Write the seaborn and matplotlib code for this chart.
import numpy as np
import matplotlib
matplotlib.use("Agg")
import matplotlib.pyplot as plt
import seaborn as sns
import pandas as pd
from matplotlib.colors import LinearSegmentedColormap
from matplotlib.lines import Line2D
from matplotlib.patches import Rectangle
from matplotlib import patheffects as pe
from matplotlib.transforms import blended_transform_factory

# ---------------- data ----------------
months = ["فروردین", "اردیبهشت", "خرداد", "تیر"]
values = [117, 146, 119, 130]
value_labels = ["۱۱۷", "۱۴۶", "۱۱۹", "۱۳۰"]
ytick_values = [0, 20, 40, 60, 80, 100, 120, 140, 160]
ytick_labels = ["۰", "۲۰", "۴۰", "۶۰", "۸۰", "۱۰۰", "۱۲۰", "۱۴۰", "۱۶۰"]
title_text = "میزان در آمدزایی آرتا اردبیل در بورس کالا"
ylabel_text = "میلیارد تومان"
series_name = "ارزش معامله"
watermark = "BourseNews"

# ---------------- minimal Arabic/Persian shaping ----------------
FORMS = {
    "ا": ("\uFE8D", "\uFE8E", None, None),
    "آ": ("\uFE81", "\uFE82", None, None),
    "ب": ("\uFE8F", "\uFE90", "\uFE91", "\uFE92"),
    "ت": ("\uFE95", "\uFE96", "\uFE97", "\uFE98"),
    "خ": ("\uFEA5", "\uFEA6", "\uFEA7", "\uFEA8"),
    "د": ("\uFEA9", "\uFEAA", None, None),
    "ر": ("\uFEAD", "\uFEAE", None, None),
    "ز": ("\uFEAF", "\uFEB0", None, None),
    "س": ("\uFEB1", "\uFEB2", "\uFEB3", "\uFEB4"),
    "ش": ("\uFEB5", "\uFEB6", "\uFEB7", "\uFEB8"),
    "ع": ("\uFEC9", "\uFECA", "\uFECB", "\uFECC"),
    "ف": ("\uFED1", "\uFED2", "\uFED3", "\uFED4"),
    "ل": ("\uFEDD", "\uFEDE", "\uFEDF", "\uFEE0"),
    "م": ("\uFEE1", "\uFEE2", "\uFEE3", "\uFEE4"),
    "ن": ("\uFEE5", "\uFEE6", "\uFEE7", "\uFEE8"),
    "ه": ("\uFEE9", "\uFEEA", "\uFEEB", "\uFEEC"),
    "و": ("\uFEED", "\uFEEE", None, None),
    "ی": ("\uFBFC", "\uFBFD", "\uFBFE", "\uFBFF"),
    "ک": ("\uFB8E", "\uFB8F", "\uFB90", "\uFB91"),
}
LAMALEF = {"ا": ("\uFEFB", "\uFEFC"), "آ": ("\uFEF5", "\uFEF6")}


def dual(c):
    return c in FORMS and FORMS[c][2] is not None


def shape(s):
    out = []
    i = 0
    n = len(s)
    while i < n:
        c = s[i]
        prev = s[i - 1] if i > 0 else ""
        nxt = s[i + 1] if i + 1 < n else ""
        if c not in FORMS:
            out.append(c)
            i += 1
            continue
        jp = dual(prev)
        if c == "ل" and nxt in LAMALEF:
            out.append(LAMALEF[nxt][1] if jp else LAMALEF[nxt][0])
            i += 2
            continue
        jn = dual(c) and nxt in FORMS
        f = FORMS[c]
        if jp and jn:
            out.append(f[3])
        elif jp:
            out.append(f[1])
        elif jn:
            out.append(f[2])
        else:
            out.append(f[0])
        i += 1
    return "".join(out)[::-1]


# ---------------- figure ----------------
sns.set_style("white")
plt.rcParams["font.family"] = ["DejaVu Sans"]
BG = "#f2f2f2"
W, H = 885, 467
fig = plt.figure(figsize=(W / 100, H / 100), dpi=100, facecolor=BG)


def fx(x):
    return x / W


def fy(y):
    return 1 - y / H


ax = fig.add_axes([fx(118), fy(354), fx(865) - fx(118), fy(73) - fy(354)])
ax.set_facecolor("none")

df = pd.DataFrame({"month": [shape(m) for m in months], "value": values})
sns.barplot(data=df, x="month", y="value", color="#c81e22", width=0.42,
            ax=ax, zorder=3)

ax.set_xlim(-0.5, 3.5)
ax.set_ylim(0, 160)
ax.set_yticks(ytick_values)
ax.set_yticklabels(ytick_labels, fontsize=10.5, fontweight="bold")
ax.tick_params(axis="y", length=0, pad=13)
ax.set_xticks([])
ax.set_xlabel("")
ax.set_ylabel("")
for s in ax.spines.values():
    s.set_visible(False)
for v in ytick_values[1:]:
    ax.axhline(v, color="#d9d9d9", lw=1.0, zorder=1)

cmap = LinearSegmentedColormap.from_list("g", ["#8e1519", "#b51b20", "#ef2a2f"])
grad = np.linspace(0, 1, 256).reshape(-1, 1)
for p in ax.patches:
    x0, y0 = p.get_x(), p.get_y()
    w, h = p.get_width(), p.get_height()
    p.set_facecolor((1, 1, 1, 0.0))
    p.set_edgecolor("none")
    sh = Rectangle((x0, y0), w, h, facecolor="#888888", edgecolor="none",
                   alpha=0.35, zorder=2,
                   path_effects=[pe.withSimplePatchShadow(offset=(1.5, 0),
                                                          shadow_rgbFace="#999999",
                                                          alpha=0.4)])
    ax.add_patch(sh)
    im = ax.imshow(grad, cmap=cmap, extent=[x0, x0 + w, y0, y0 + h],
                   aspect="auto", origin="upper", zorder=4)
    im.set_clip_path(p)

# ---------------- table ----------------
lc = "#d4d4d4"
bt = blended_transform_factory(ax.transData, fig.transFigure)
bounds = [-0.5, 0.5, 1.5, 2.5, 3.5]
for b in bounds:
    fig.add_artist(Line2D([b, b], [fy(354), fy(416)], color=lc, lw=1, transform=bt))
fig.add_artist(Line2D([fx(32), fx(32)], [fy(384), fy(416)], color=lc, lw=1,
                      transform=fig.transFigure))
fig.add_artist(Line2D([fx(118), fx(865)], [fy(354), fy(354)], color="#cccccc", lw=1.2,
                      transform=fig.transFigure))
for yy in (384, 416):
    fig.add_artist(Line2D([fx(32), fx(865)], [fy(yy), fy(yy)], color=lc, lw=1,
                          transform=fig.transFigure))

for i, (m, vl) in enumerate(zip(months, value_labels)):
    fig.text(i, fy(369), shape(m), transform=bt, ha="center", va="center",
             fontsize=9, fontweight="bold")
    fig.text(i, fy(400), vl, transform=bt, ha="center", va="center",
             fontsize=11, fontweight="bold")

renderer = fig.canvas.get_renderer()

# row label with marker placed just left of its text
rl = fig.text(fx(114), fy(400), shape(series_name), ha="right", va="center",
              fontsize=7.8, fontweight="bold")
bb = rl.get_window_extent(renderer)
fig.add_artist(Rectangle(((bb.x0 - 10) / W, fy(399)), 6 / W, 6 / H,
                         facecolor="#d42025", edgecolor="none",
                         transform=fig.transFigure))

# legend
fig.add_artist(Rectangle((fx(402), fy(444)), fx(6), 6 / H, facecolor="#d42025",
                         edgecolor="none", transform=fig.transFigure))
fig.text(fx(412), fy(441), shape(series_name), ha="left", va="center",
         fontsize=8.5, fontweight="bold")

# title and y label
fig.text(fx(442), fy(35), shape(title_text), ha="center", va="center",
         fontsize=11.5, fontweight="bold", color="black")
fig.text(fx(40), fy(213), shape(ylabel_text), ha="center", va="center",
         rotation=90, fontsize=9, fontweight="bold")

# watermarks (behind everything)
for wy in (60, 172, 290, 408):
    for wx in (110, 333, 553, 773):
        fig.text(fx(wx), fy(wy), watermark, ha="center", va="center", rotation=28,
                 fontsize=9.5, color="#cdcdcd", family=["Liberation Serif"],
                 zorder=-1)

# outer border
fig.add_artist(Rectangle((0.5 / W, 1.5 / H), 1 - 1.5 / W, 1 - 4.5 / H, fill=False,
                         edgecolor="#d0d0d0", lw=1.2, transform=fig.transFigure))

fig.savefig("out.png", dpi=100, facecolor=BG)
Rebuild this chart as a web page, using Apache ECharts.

──────────────────────────────

Quote the listing word for word from its first line through the line in which "from matplotlib.transforms import" appears.

Write the seaborn and matplotlib code for this chart.
import numpy as np
import matplotlib
matplotlib.use("Agg")
import matplotlib.pyplot as plt
import seaborn as sns
import pandas as pd
from matplotlib.colors import LinearSegmentedColormap
from matplotlib.lines import Line2D
from matplotlib.patches import Rectangle
from matplotlib import patheffects as pe
from matplotlib.transforms import blended_transform_factory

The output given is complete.